The Russian central bank on Tuesday raised interest rates by the most it had since the early weeks of the war in Ukraine, a dramatic move that underlines the scale of concern about Russia’s economic stability.

By announcing an emergency meeting with one day’s notice, the central bank had signaled that it could act aggressively to stem rising prices and a weakening currency. Tuesday’s move, a 3.5-percentage-point increase in the benchmark rate, to 12 percent, was the bank’s second attempt to cool down the economy in less than a month, after a one-point increase on July 21.

The ruble has lost about a quarter of its value since the start of the year as heavy government spending fuels inflation in the cost of goods and services.

The national currency briefly broke through the symbolically important exchange rate of 100 to the dollar on Monday, but has been strengthening modestly against the dollar since the central bank announced its meeting.

The central bank implied in its statement that the government’s huge spending increase since the start of the war had outstripped the Russian economy’s ability to produce enough products to meet the new demand, which “amplifies the underlying inflationary pressure,” it said. This has compelled individuals and businesses in Russia to look abroad for everything from smartphones to military-grade semiconductors, pushing up imports and weakening the ruble.
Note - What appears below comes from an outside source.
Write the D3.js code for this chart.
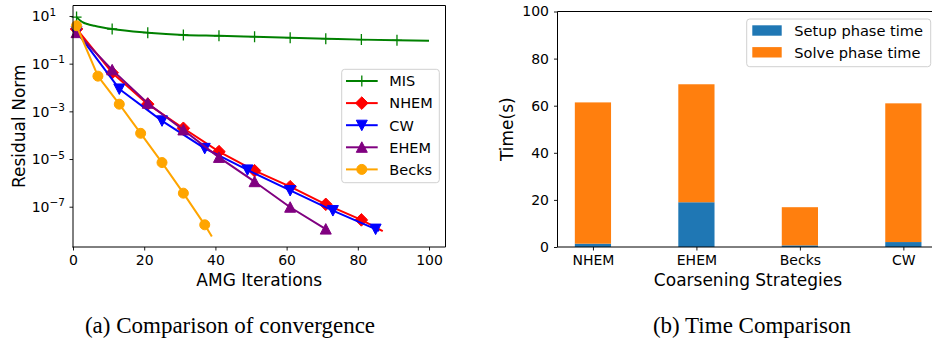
<!DOCTYPE html>
<html>
<head>
<meta charset="utf-8">
<script src="https://cdn.jsdelivr.net/npm/d3@7"></script>
<style>
  body { margin: 0; background: #fff; }
  svg { display: block; }
  text { font-family: "DejaVu Sans", sans-serif; fill: #000; }
</style>
</head>
<body>
<svg id="fig" width="932" height="345"></svg>
<script>
// ---- Convergence history (AMG iteration -> residual norm) ----
const misIter = [1, 2, 3, 4, 6, 8, 11, 21, 31, 41, 51, 61, 71, 81, 91, 100];
const misRes  = [9.0, 6.5, 5.2, 4.6, 3.9, 3.4, 2.85, 2.0, 1.6, 1.48, 1.35, 1.23, 1.12, 1.02, 0.95, 0.92];
const misMarks = [1, 11, 21, 31, 41, 51, 61, 71, 81, 91];

const nhemIter = [1, 11, 21, 31, 41, 51, 61, 71, 81, 87];
const nhemRes  = [2.85, 4.17e-2, 2.0e-3, 1.95e-4, 2.04e-5, 3.24e-6, 6.9e-7, 1.26e-7, 2.8e-8, 9.5e-9];
const nhemMarks = [1, 11, 21, 31, 41, 51, 61, 71, 81];

const cwIter = [1, 13, 25, 37, 49, 61, 73, 85, 86];
const cwRes  = [2.2, 8.7e-3, 4.0e-4, 2.8e-5, 3.5e-6, 4.8e-7, 6.9e-8, 1.15e-8, 9.8e-9];
const cwMarks = [1, 13, 25, 37, 49, 61, 73, 85];

const ehemIter = [1, 11, 21, 31, 41, 51, 61, 71];
const ehemRes  = [2.0, 5.5e-2, 2.19e-3, 1.66e-4, 1.17e-5, 1.12e-6, 9.5e-8, 1.15e-8];
const ehemMarks = [1, 11, 21, 31, 41, 51, 61, 71];

const becksIter = [1, 7, 13, 19, 25, 31, 37, 39];
const becksRes  = [3.9, 3.0e-2, 2.0e-3, 1.2e-4, 7.1e-6, 3.7e-7, 1.74e-8, 5.6e-9];
const becksMarks = [1, 7, 13, 19, 25, 31, 37];

const iterTicks = [0, 20, 40, 60, 80, 100];
const residualTickExps = [1, -1, -3, -5, -7];

// ---- Timing per coarsening strategy (seconds) ----
const strategies = ["NHEM", "EHEM", "Becks", "CW"];
const setupTime = [1.4, 19.0, 0.7, 2.1];
const solveTime = [60.0, 50.1, 16.2, 58.9];
const timeTicks = [0, 20, 40, 60, 80, 100];
const phaseNames = ["Setup phase time", "Solve phase time"];

const svg = d3.select("#fig");

// Marker shapes
const markerPath = {
  plus: "M-5,0H5M0,-5.5V5.5",
  diamond: "M0,-6.3L6.3,0L0,6.3L-6.3,0Z",
  tdown: "M-5.5,-5L5.5,-5L0,5.5Z",
  tup: "M0,-5.5L5.5,5L-5.5,5Z",
  circle: d3.symbol().type(d3.symbolCircle).size(Math.PI * 25)()
};

const seriesList = [
  { name: "MIS",   iter: misIter,   res: misRes,   marks: misMarks,   color: "#008000", shape: "plus" },
  { name: "NHEM",  iter: nhemIter,  res: nhemRes,  marks: nhemMarks,  color: "#ff0000", shape: "diamond" },
  { name: "CW",    iter: cwIter,    res: cwRes,    marks: cwMarks,    color: "#0000ff", shape: "tdown" },
  { name: "EHEM",  iter: ehemIter,  res: ehemRes,  marks: ehemMarks,  color: "#800080", shape: "tup" },
  { name: "Becks", iter: becksIter, res: becksRes, marks: becksMarks, color: "#ffa500", shape: "circle" }
];

function drawMarker(g, shape, color, x, y) {
  const p = g.append("path")
    .attr("d", markerPath[shape])
    .attr("transform", `translate(${x},${y})`);
  if (shape === "plus") {
    p.attr("fill", "none").attr("stroke", color).attr("stroke-width", 1.3);
  } else {
    p.attr("fill", color).attr("stroke", color).attr("stroke-width", 1);
  }
}

// ================= Left panel: convergence =================
const L = { left: 73, right: 445.5, top: 5.5, bottom: 247 };
const x1 = d3.scaleLinear().domain([0, 104.63]).range([L.left, L.right]);
const y1 = d3.scaleLog().domain([Math.pow(10, -8.69), Math.pow(10, 1.44)]).range([L.bottom, L.top]);

const left = svg.append("g");
const plot1 = left.append("g");

seriesList.forEach(s => {
  const pts = s.iter.map((it, i) => [it, s.res[i]]);
  const line = d3.line()
    .x(d => x1(d[0]))
    .y(d => y1(d[1]))
    .curve(s.name === "MIS" ? d3.curveMonotoneX : d3.curveLinear);
  plot1.append("path")
    .attr("d", line(pts))
    .attr("fill", "none")
    .attr("stroke", s.color)
    .attr("stroke-width", 2)
    .attr("stroke-linejoin", "round");
  const mg = plot1.append("g");
  s.marks.forEach(m => {
    const i = s.iter.indexOf(m);
    drawMarker(mg, s.shape, s.color, x1(m), y1(s.res[i]));
  });
});

// Spines
left.append("line").attr("x1", L.left).attr("x2", L.right).attr("y1", L.top).attr("y2", L.top).attr("stroke", "#000").attr("stroke-width", 1);
left.append("line").attr("x1", L.right).attr("x2", L.right).attr("y1", L.top).attr("y2", L.bottom).attr("stroke", "#000").attr("stroke-width", 1);
left.append("line").attr("x1", L.left).attr("x2", L.left).attr("y1", L.top).attr("y2", L.bottom + 0.5).attr("stroke", "#000").attr("stroke-width", 1);
left.append("line").attr("x1", L.left - 0.5).attr("x2", L.right).attr("y1", L.bottom).attr("y2", L.bottom).attr("stroke", "#000").attr("stroke-width", 1);

// X axis
const xAxis1 = d3.axisBottom(x1).tickValues(iterTicks).tickSize(3.5).tickPadding(4.5).tickFormat(d3.format("d"));
const gx1 = left.append("g").attr("transform", `translate(0,${L.bottom})`).call(xAxis1);
gx1.select(".domain").remove();
gx1.selectAll("text").style("font-size", "14px").style("font-family", "DejaVu Sans");
gx1.selectAll("line").attr("stroke", "#000").attr("stroke-width", 0.9);

// Y axis (log, labelled every second decade)
const yTickVals = residualTickExps.map(e => Math.pow(10, e));
const gy1 = left.append("g").attr("transform", `translate(${L.left},0)`)
  .call(d3.axisLeft(y1).tickValues(yTickVals).tickSize(3.5).tickFormat(""));
gy1.select(".domain").remove();
gy1.selectAll("line").attr("stroke", "#000").attr("stroke-width", 0.9);
residualTickExps.forEach(e => {
  const t = left.append("text")
    .attr("x", 31.7)
    .attr("y", y1(Math.pow(10, e)) + 5.2)
    .style("font-size", "14px");
  t.append("tspan").text("10");
  t.append("tspan").attr("dy", -5.5).style("font-size", "10.5px")
    .text(e < 0 ? "\u2212" + Math.abs(e) : String(e));
});

left.append("text").attr("x", (L.left + L.right) / 2).attr("y", 285.7)
  .attr("text-anchor", "middle").style("font-size", "17px").text("AMG Iterations");
left.append("text").attr("transform", `translate(25,${(L.top + L.bottom) / 2}) rotate(-90)`)
  .attr("text-anchor", "middle").style("font-size", "17px").text("Residual Norm");

// Legend
const lg1 = left.append("g");
lg1.append("rect").attr("x", 341.7).attr("y", 69.3).attr("width", 97.6).attr("height", 113.4)
  .attr("rx", 3).attr("fill", "#fff").attr("fill-opacity", 0.8).attr("stroke", "#d0d0d0").attr("stroke-width", 1);
seriesList.forEach((s, i) => {
  const cy = 81 + i * 22.1;
  lg1.append("line").attr("x1", 346).attr("x2", 377.7).attr("y1", cy).attr("y2", cy)
    .attr("stroke", s.color).attr("stroke-width", 2);
  drawMarker(lg1, s.shape, s.color, 361.8, cy);
  lg1.append("text").attr("x", 389.3).attr("y", cy + 5.3).style("font-size", "14.5px").text(s.name);
});

// ================= Right panel: timing =================
const R = { left: 557.5, right: 938.8, top: 11.5, bottom: 247 };
const x2 = d3.scaleLinear().domain([-0.3425, 3.3425]).range([R.left, R.right]);
const y2 = d3.scaleLinear().domain([0, 100]).range([R.bottom, R.top]);
const barW = 0.35;
const barColors = ["#1f77b4", "#ff7f0e"];

const right = svg.append("g");
const stackData = strategies.map((s, i) => ({ key: s, setup: setupTime[i], solve: solveTime[i] }));
const stacked = d3.stack().keys(["setup", "solve"])(stackData);
stacked.forEach((layer, li) => {
  right.append("g").attr("fill", barColors[li]).selectAll("rect")
    .data(layer).join("rect")
    .attr("x", (d, i) => x2(i - barW / 2))
    .attr("width", (d, i) => x2(i + barW / 2) - x2(i - barW / 2))
    .attr("y", d => y2(d[1]))
    .attr("height", d => y2(d[0]) - y2(d[1]));
});

right.append("line").attr("x1", R.left).attr("x2", R.right).attr("y1", R.top).attr("y2", R.top).attr("stroke", "#000").attr("stroke-width", 1);
right.append("line").attr("x1", R.left).attr("x2", R.left).attr("y1", R.top).attr("y2", R.bottom).attr("stroke", "#000").attr("stroke-width", 1);
right.append("line").attr("x1", R.left).attr("x2", R.right).attr("y1", R.bottom).attr("y2", R.bottom).attr("stroke", "#000").attr("stroke-width", 1);

const gx2 = right.append("g").attr("transform", `translate(0,${R.bottom})`)
  .call(d3.axisBottom(x2).tickValues(d3.range(strategies.length)).tickSize(3.5).tickPadding(4.5)
    .tickFormat(i => strategies[i]));
gx2.select(".domain").remove();
gx2.selectAll("text").style("font-size", "14px").style("font-family", "DejaVu Sans");
gx2.selectAll("line").attr("stroke", "#000").attr("stroke-width", 0.9);

const gy2 = right.append("g").attr("transform", `translate(${R.left},0)`)
  .call(d3.axisLeft(y2).tickValues(timeTicks).tickSize(3.5).tickPadding(5).tickFormat(d3.format("d")));
gy2.select(".domain").remove();
gy2.selectAll("text").style("font-size", "14px").style("font-family", "DejaVu Sans");
gy2.selectAll("line").attr("stroke", "#000").attr("stroke-width", 0.9);

right.append("text").attr("x", 748).attr("y", 286).attr("text-anchor", "middle")
  .style("font-size", "17px").text("Coarsening Strategies");
right.append("text").attr("transform", `translate(513,${(R.top + R.bottom) / 2}) rotate(-90)`)
  .attr("text-anchor", "middle").style("font-size", "17px").text("Time(s)");

const lg2 = right.append("g");
lg2.append("rect").attr("x", 746.7).attr("y", 19).attr("width", 184).attr("height", 47.7)
  .attr("rx", 3).attr("fill", "#fff").attr("fill-opacity", 0.8).attr("stroke", "#d0d0d0").attr("stroke-width", 1);
phaseNames.forEach((n, i) => {
  const cy = 30.5 + i * 21.8;
  lg2.append("rect").attr("x", 752.3).attr("y", cy - 5.2).attr("width", 29.4).attr("height", 10.4).attr("fill", barColors[i]);
  lg2.append("text").attr("x", 794.3).attr("y", cy + 5.3).style("font-size", "14.6px").text(n);
});

// ================= Sub-figure captions =================
const captions = [
  { text: "(a) Comparison of convergence", cx: 230 },
  { text: "(b) Time Comparison", cx: 752 }
];
captions.forEach(c => {
  svg.append("text").attr("x", c.cx).attr("y", 333).attr("text-anchor", "middle")
    .style("font-family", "'Liberation Serif', 'DejaVu Serif', serif")
    .style("font-size", "23px").text(c.text);
});
</script>
</body>
</html>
Annual inflation has averaged more than 7 percent in the past three months, the central bank said in a statement, a major deviation from its target of 4 percent.
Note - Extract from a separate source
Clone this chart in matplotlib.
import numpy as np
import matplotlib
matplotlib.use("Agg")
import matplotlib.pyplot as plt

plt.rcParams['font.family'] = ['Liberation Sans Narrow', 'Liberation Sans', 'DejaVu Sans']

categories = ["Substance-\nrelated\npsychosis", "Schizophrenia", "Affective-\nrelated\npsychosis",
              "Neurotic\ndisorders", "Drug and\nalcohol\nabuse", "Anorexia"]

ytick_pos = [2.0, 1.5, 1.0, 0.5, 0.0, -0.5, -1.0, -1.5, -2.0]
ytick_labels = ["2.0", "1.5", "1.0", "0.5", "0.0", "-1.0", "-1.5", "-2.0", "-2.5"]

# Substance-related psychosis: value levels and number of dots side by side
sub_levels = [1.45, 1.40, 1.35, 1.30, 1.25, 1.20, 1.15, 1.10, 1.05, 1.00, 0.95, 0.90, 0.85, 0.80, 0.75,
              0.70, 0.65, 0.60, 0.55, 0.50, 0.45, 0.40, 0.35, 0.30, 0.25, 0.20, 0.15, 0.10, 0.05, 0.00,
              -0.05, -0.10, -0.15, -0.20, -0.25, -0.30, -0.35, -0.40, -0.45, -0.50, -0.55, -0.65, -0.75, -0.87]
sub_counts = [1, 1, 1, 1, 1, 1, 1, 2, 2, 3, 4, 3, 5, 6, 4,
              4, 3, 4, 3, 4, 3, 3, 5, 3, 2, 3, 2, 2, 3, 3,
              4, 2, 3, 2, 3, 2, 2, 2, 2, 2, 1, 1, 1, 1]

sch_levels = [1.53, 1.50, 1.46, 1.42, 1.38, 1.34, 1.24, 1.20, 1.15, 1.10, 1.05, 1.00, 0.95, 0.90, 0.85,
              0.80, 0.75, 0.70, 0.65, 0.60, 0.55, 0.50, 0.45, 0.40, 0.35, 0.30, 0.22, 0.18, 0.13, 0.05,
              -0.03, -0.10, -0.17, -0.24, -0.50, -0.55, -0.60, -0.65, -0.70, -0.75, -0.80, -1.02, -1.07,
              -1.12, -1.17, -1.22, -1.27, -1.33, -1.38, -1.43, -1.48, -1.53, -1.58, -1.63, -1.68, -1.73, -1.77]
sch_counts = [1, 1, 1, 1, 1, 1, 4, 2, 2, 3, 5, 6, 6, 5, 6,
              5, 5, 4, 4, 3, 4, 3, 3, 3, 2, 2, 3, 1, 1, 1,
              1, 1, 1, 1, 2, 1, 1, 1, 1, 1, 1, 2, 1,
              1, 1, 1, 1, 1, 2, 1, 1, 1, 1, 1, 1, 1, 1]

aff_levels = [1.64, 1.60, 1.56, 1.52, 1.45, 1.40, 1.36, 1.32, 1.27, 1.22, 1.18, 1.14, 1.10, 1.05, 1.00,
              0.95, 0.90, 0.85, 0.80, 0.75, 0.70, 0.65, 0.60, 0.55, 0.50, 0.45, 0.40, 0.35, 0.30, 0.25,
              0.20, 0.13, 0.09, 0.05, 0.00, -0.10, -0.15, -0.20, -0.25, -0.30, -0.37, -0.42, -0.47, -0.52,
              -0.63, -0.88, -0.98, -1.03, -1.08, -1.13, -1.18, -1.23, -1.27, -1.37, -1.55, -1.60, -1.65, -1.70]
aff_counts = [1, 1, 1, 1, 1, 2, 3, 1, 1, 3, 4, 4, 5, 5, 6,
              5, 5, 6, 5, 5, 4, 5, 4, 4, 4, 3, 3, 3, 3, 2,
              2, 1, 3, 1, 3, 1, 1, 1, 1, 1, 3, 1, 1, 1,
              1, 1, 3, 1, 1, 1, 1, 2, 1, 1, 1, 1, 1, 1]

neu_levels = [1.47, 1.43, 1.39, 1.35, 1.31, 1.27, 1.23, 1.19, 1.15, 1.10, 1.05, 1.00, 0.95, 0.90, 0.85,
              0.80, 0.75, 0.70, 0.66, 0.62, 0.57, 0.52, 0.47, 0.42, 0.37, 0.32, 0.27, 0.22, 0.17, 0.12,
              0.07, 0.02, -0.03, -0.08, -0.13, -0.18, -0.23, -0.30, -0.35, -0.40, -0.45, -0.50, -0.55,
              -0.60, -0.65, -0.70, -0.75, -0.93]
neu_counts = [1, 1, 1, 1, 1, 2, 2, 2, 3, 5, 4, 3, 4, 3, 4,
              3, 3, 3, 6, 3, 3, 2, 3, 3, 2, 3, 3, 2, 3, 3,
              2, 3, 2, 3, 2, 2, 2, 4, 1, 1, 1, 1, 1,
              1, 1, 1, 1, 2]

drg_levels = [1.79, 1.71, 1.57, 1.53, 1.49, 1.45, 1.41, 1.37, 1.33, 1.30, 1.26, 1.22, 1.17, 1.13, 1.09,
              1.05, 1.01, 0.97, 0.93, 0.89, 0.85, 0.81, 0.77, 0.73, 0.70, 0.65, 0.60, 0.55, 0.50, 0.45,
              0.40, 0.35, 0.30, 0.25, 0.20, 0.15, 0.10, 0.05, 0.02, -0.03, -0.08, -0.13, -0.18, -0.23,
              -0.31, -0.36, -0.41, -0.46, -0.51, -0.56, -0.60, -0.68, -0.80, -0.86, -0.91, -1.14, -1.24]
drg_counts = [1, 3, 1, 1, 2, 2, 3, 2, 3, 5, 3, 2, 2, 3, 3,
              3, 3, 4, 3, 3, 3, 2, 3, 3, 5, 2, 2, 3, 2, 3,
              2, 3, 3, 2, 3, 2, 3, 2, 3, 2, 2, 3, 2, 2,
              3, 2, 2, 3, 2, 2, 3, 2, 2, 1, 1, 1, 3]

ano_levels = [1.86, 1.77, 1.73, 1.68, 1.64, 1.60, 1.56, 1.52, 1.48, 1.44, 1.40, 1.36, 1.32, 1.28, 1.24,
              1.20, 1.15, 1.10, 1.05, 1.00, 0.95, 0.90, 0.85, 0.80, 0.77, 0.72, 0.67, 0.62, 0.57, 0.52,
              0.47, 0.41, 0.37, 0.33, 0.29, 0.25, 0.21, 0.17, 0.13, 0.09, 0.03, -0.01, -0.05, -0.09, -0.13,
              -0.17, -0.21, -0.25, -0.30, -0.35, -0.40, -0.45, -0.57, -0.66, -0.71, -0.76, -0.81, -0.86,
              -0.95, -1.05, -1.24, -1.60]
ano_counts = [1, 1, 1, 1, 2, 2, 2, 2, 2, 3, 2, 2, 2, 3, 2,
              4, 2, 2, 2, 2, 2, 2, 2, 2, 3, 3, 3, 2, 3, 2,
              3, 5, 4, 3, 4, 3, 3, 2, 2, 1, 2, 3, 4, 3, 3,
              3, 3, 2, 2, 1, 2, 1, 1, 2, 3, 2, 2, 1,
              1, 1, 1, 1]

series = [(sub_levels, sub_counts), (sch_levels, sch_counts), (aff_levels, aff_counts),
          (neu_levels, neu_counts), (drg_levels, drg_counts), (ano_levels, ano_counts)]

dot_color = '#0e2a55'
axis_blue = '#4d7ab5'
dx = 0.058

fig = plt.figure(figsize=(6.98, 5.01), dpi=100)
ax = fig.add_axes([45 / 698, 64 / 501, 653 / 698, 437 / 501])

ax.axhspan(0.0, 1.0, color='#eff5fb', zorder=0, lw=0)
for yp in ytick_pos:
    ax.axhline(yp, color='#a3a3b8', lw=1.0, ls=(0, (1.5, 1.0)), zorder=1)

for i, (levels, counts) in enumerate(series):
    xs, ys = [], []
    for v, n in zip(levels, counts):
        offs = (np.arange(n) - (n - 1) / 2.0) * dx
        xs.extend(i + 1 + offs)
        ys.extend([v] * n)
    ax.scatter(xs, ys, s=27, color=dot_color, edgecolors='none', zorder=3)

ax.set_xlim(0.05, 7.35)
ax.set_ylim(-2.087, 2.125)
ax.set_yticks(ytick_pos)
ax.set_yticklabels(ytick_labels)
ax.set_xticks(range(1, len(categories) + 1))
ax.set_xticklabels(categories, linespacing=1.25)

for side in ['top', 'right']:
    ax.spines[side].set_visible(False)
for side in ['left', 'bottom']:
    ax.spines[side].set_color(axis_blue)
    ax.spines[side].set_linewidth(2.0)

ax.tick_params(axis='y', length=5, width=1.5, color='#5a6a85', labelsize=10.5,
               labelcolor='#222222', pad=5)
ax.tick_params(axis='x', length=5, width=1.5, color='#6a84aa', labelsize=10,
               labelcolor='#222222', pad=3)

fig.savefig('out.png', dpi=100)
The bank’s sharp rate increase came a day after the Kremlin’s chief economic adviser implicitly blamed the central bank for the weakening ruble. In a column in the Russian state news media, the adviser, Maksim Oreshkin, said the currency was losing its value because the central bank was providing excessively cheap credit.

A “strong ruble is in the interest of the Russian economy,” Mr. Oreshkin wrote.

Since Russia began its full-scale invasion of Ukraine, Moscow’s cautious central bank has been torn between the need to maintain economic stability and political pressure to flood the economy with cheap money. After more than doubling interest rates, to 20 percent, at the outbreak of the war, the bank steadily brought them down last year, leading to a credit boom that helped reduce social tensions at the cost of feeding inflation.

The increase in spending has come as Western sanctions have reduced Russian state revenues. Falling income from energy exports has pushed the country’s budget into a deficit this year. Labor shortages, caused by the military mobilization and an exodus of workers, have further debilitated the economy.

Evgeny Kogan, a professor at the Higher School of Economics in Moscow, argued in an article published on Finam, a Russian financial website, that the weakening currency “undermines confidence in the country’s economy and its financial policy.”

A weak ruble, Mr. Kogan wrote, could make doing business in Russia unappealing to international companies and drive people to transfer their savings into foreign currencies.

Amid these challenges, the Kremlin said last week that the country’s economy had grown 4.9 percent in the three months through June, the first quarterly economic growth since the start of the war.

The central bank’s aggressive moves to cool the economy are likely to slow down that pace.